IMCA, together with many sister trade associations, work towards the following vision:

By 2025 we want every organization in the marine contracting and energy industry to be able to say:

  • The well-being of our workforce is a shared imperative;
  • Our leadership demonstrates a culture of trust and inclusion by caring, listening to the workforce, making people feel valued for their contributions and supporting them;
  • Human performance principles are embedded into how we design, operate and maintain our work environments, and we extend this across the whole supply chain and contributors.

We believe that, by working towards these aspiration, it  lays the foundation for the daily delivery of safety and efficiency, it will enable an engaged and empowered workforce, and will allow us to safely supply the world with clean and affordable energy.

What is HOP?

Rather than being a programme for managing human error it is an operating philosophy providing a new way of looking at work, people and the systems in which people get work done.
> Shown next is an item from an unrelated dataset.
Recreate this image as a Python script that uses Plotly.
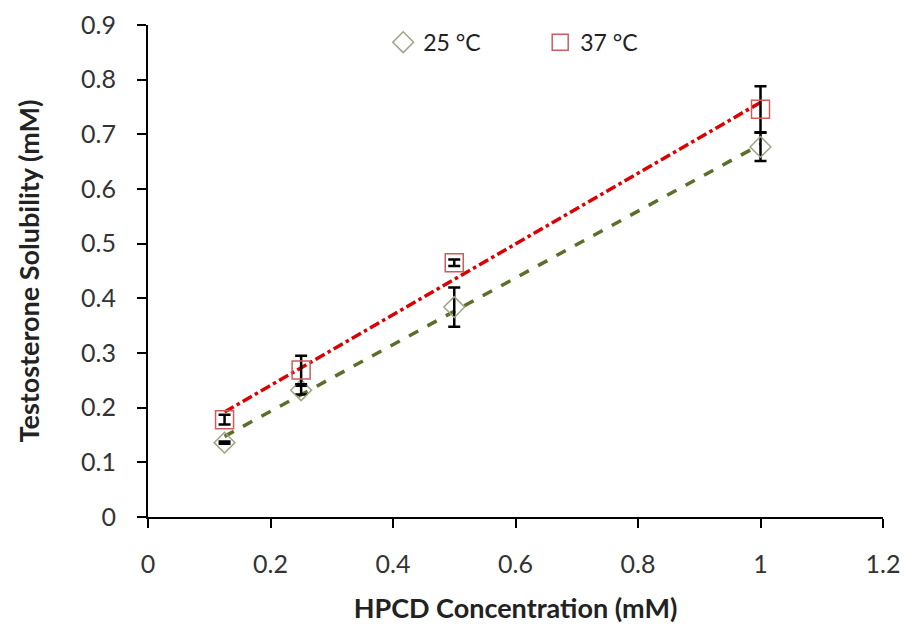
import numpy as np
import plotly.graph_objects as go

conc = [0.125, 0.25, 0.5, 1.0]
sol_25 = [0.136, 0.232, 0.384, 0.677]
err_25 = [0.002, 0.008, 0.036, 0.026]
sol_37 = [0.178, 0.269, 0.465, 0.746]
err_37 = [0.009, 0.026, 0.006, 0.042]
x_ticks = [0, 0.2, 0.4, 0.6, 0.8, 1, 1.2]
y_ticks = [0, 0.1, 0.2, 0.3, 0.4, 0.5, 0.6, 0.7, 0.8, 0.9]

FONT = "Lato, 'Open Sans', sans-serif"

fig = go.Figure()

def trend(xs, ys):
    m, b = np.polyfit(xs, ys, 1)
    xx = np.array([min(xs), max(xs)])
    return xx, m * xx + b

tx, ty = trend(conc, sol_25)
fig.add_trace(go.Scatter(x=tx, y=ty, mode="lines", showlegend=False,
                         line=dict(color="#5b6f2b", width=3.5, dash="dash"), hoverinfo="skip"))
tx, ty = trend(conc, sol_37)
fig.add_trace(go.Scatter(x=tx, y=ty, mode="lines", showlegend=False,
                         line=dict(color="#dd0000", width=3.5, dash="dashdot"), hoverinfo="skip"))

fig.add_trace(go.Scatter(
    x=conc, y=sol_25, mode="markers", name="25 °C",
    marker=dict(symbol="diamond-open", size=16, color="#9ba484", line=dict(width=1.5, color="#9ba484")),
    error_y=dict(type="data", array=err_25, visible=True, color="black", thickness=2.5, width=6),
))
fig.add_trace(go.Scatter(
    x=conc, y=sol_37, mode="markers", name="37 °C",
    marker=dict(symbol="square-open", size=18, color="#cd5c5c", line=dict(width=1.5, color="#cd5c5c")),
    error_y=dict(type="data", array=err_37, visible=True, color="black", thickness=2.5, width=6),
))

axis_common = dict(
    showgrid=False, zeroline=False, showline=True, linecolor="black", linewidth=2,
    ticks="outside", ticklen=9, tickwidth=2, tickcolor="black",
    tickfont=dict(family=FONT, size=25, color="#333333"),
    automargin=False,
)

fig.update_xaxes(range=[0, 1.2], tickvals=x_ticks, ticktext=[str(v) for v in x_ticks],
                 ticklabelstandoff=15,
                 title=dict(text="<b>HPCD Concentration (mM)</b>", font=dict(family=FONT, size=27, color="#222"), standoff=22),
                 **axis_common)
fig.update_yaxes(range=[0, 0.9], tickvals=y_ticks, ticktext=[str(v) for v in y_ticks],
                 ticklabelstandoff=16,
                 title=dict(text="<b>Testosterone Solubility (mM)</b>", font=dict(family=FONT, size=27, color="#222"), standoff=34),
                 **axis_common)

# the page body adds an 8px offset, so the figure is sized to fit the window
fig.update_layout(
    width=904, height=626,
    margin=dict(l=140, r=29, t=17, b=117),
    plot_bgcolor="white", paper_bgcolor="white",
    font=dict(family=FONT, color="#222"),
    legend=dict(orientation="h", x=0.32, y=0.965, xanchor="left", yanchor="middle",
                font=dict(family=FONT, size=23, color="#222"),
                entrywidth=112, entrywidthmode="pixels", itemwidth=30,
                bgcolor="rgba(0,0,0,0)"),
)

fig.write_html("out.html")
One core principle of HOP is the recognition that making mistakes is normal: error is part of the human condition. An organisation’s processes and systems greatly influence employees’ decisions, choices, and actions, and consequently, their likelihood of successful work performance, i.e., quality work completed safely, on time and on budget.

It focuses on enhancing organizational processes and systems with an understanding that humans are fallible. Understanding this,  organizations are better able to recognize, understand and address risk.

IMCA advocates for the following Five Principles of Human and Organisational Performance (HOP) as described by Dr. Todd Conklin as foundational ideas aimed at improving workplace safety and organisational learning:

  1. Human Error is Normal
  2. Blame Fixes Nothing
  3. Learning is Vital
  4. Context Drives Behaviour
  5. How You Respond to Failure Matters

The HOP perspective for organizations says the best way to design safer systems and work towards organizational excellence is to continually learn from “normal work” by treating people as problem-solvers rather than problems. 

As a result, organizations that deploy HOP see;

  • Significant improvements in employee engagement for safety, 
  • Increased ownership among employees;
  • Work quality and system reliability, as well as safety and health performance, and 
  • Achieve levels of overall operational excellence that have never before been achieved. 

The broader the integration of HOP (H&S, Environment, Engineering, Quality, Finance, etc.) the broader and greater the benefits will be.

The marine contracting industry relies on advanced human-machine interfaces, and its work activities have an increasingly complex organisational structure. Increasingly, work is performed by distributed teams and by remotely controlled technology. 

Human and Organisational Performance (HOP) has become an important and integral part of the industry’s approach to improving safety and operational efficiency in the construction and maintenance of offshore energy facilities.

Preventing fatalities requires more than well-written protocols - it demands systems that anticipate human fallibility and adapt to real-world challenges. 
The integration of the HOP principles into fatal risk management can transform those protocols into resilient, learning-focused tools that actively reduce risk.

HOP isn’t a separate initiative. It’s the foundation for designing and managing safety systems that work in the dynamic and high-stakes environments where fatal risks occur.